═════ Given material

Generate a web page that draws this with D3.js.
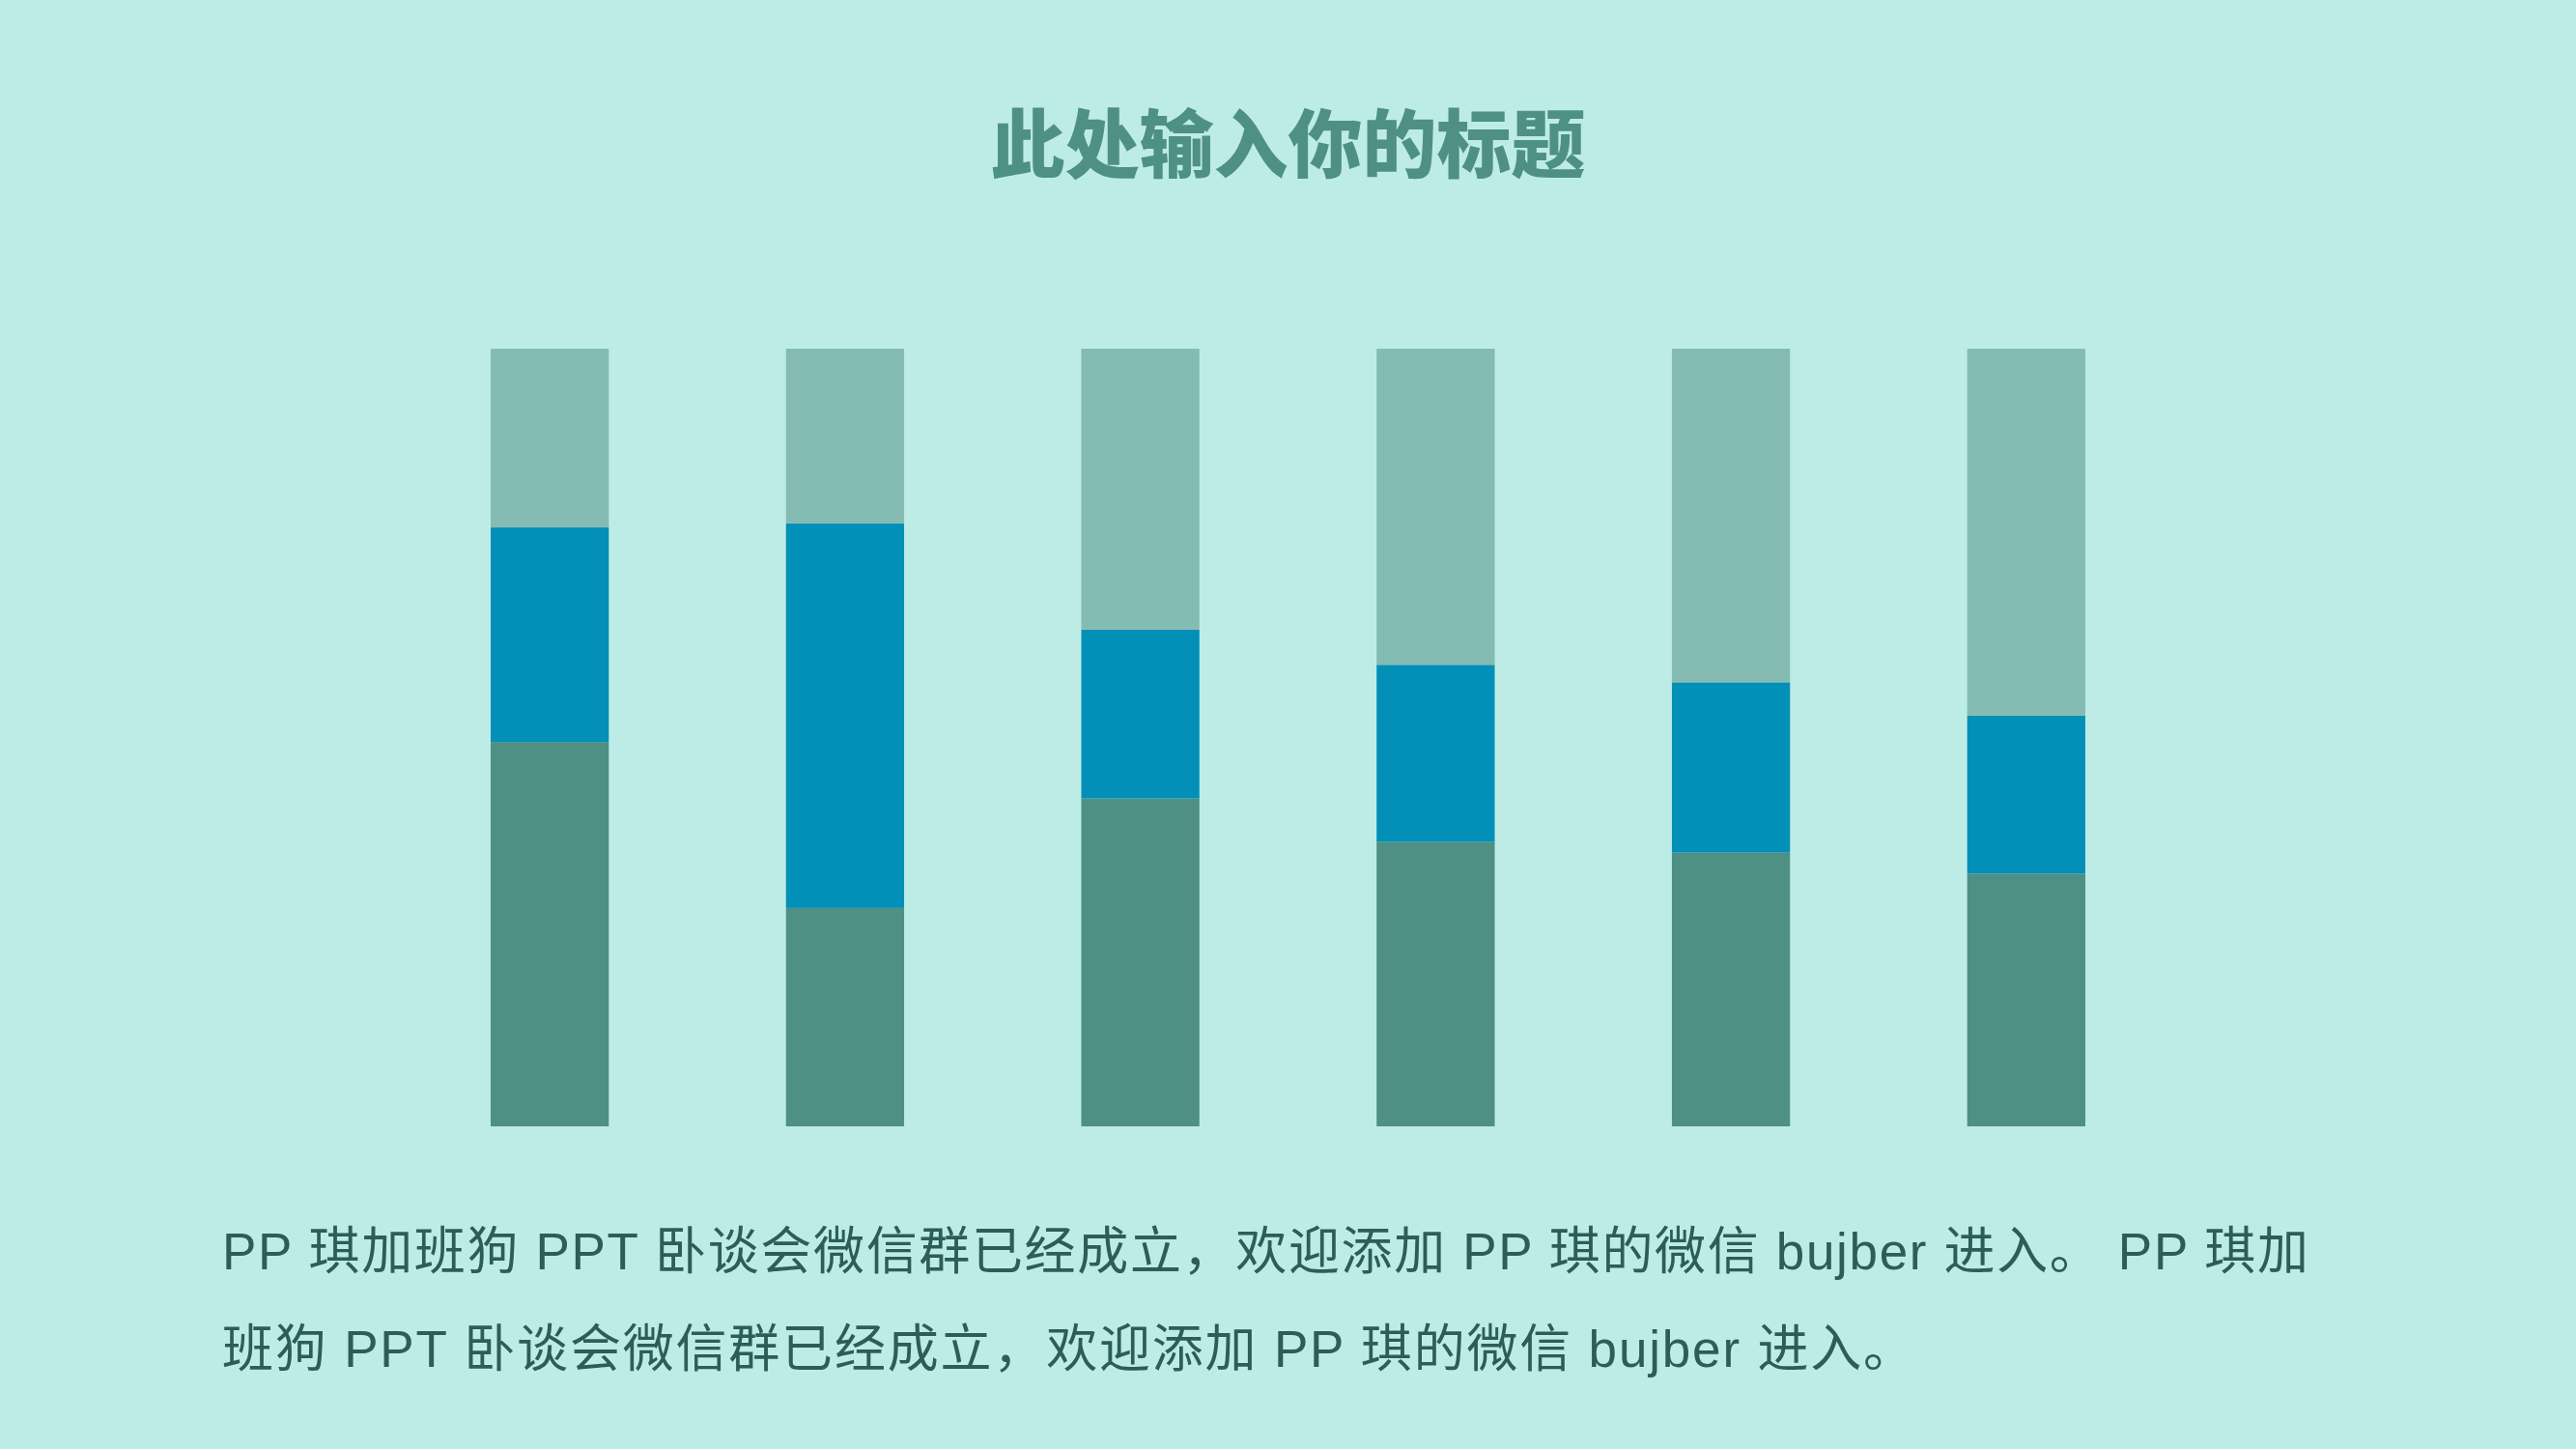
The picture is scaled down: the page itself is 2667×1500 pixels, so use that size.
<!DOCTYPE html>
<html>
<head>
<meta charset="utf-8">
<script src="https://cdn.jsdelivr.net/npm/d3@7"></script>
<style>
  html, body { margin: 0; padding: 0; background: #bdece6; }
  svg { display: block; }
</style>
</head>
<body>
<div id="chart"></div>
<script>
// 100% stacked columns, six categories, three series
const categories = ["类别1", "类别2", "类别3", "类别4", "类别5", "类别6"];
const series1 = [4.3, 2.5, 3.5, 4.5, 3.52, 3.25];
const series2 = [2.4, 4.4, 1.8, 2.8, 2.19, 2.03];
const series3 = [2.0, 2.0, 3.0, 5.0, 4.29, 4.72];
const seriesKeys = ["s1", "s2", "s3"];
const seriesColors = ["#4f9085", "#028fb8", "#84bbb3"];

const titleText = "此处输入你的标题";
const bodyLines = [
  "PP 琪加班狗 PPT 卧谈会微信群已经成立，欢迎添加 PP 琪的微信 bujber 进入。 PP 琪加",
  "班狗 PPT 卧谈会微信群已经成立，欢迎添加 PP 琪的微信 bujber 进入。"
];
const bodyWidths = [2160, 1752];

const W = 2667, H = 1500;
const rows = categories.map((c, i) => ({cat: c, s1: series1[i], s2: series2[i], s3: series3[i]}));

const svg = d3.select("#chart").append("svg").attr("width", W).attr("height", H);
svg.append("rect").attr("width", W).attr("height", H).attr("fill", "#bdece6");

// Title
svg.append("text")
  .attr("x", W / 2).attr("y", 178)
  .attr("text-anchor", "middle")
  .attr("font-family", "'Noto Sans CJK SC', sans-serif")
  .attr("font-weight", 900)
  .attr("font-size", "77px")
  .attr("fill", "#4f9085")
  .text(titleText);

// Scales
const x = d3.scaleBand().domain(categories).range([508, 2159]).paddingInner(0.6).paddingOuter(0);
const y = d3.scaleLinear().domain([0, 1]).range([1166, 361]);

const stacked = d3.stack().keys(seriesKeys).offset(d3.stackOffsetExpand)(rows);

const layer = svg.selectAll(".layer").data(stacked).enter().append("g")
  .attr("class", "layer")
  .attr("fill", (d, i) => seriesColors[i]);

layer.selectAll("rect").data(d => d).enter().append("rect")
  .attr("x", d => x(d.data.cat))
  .attr("width", x.bandwidth())
  .attr("y", d => y(d[1]))
  .attr("height", d => y(d[0]) - y(d[1]));

// Body text
svg.selectAll(".body-line").data(bodyLines).enter().append("text")
  .attr("class", "body-line")
  .attr("x", 230)
  .attr("y", (d, i) => 1314 + i * 101)
  .attr("font-family", "'Liberation Sans', 'Noto Sans CJK SC', sans-serif")
  .attr("font-size", "53px")
  .attr("fill", "#2c5e55")
  .attr("textLength", (d, i) => bodyWidths[i])
  .attr("lengthAdjust", "spacing")
  .text(d => d);
</script>
</body>
</html>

══════════

Problem: Take the listing and print it again exactly, but without any pictures.

Correct answer:
Generate a web page that draws this with D3.js.
The picture is scaled down: the page itself is 2667×1500 pixels, so use that size.
<!DOCTYPE html>
<html>
<head>
<meta charset="utf-8">
<script src="https://cdn.jsdelivr.net/npm/d3@7"></script>
<style>
  html, body { margin: 0; padding: 0; background: #bdece6; }
  svg { display: block; }
</style>
</head>
<body>
<div id="chart"></div>
<script>
// 100% stacked columns, six categories, three series
const categories = ["类别1", "类别2", "类别3", "类别4", "类别5", "类别6"];
const series1 = [4.3, 2.5, 3.5, 4.5, 3.52, 3.25];
const series2 = [2.4, 4.4, 1.8, 2.8, 2.19, 2.03];
const series3 = [2.0, 2.0, 3.0, 5.0, 4.29, 4.72];
const seriesKeys = ["s1", "s2", "s3"];
const seriesColors = ["#4f9085", "#028fb8", "#84bbb3"];

const titleText = "此处输入你的标题";
const bodyLines = [
  "PP 琪加班狗 PPT 卧谈会微信群已经成立，欢迎添加 PP 琪的微信 bujber 进入。 PP 琪加",
  "班狗 PPT 卧谈会微信群已经成立，欢迎添加 PP 琪的微信 bujber 进入。"
];
const bodyWidths = [2160, 1752];

const W = 2667, H = 1500;
const rows = categories.map((c, i) => ({cat: c, s1: series1[i], s2: series2[i], s3: series3[i]}));

const svg = d3.select("#chart").append("svg").attr("width", W).attr("height", H);
svg.append("rect").attr("width", W).attr("height", H).attr("fill", "#bdece6");

// Title
svg.append("text")
  .attr("x", W / 2).attr("y", 178)
  .attr("text-anchor", "middle")
  .attr("font-family", "'Noto Sans CJK SC', sans-serif")
  .attr("font-weight", 900)
  .attr("font-size", "77px")
  .attr("fill", "#4f9085")
  .text(titleText);

// Scales
const x = d3.scaleBand().domain(categories).range([508, 2159]).paddingInner(0.6).paddingOuter(0);
const y = d3.scaleLinear().domain([0, 1]).range([1166, 361]);

const stacked = d3.stack().keys(seriesKeys).offset(d3.stackOffsetExpand)(rows);

const layer = svg.selectAll(".layer").data(stacked).enter().append("g")
  .attr("class", "layer")
  .attr("fill", (d, i) => seriesColors[i]);

layer.selectAll("rect").data(d => d).enter().append("rect")
  .attr("x", d => x(d.data.cat))
  .attr("width", x.bandwidth())
  .attr("y", d => y(d[1]))
  .attr("height", d => y(d[0]) - y(d[1]));

// Body text
svg.selectAll(".body-line").data(bodyLines).enter().append("text")
  .attr("class", "body-line")
  .attr("x", 230)
  .attr("y", (d, i) => 1314 + i * 101)
  .attr("font-family", "'Liberation Sans', 'Noto Sans CJK SC', sans-serif")
  .attr("font-size", "53px")
  .attr("fill", "#2c5e55")
  .attr("textLength", (d, i) => bodyWidths[i])
  .attr("lengthAdjust", "spacing")
  .text(d => d);
</script>
</body>
</html>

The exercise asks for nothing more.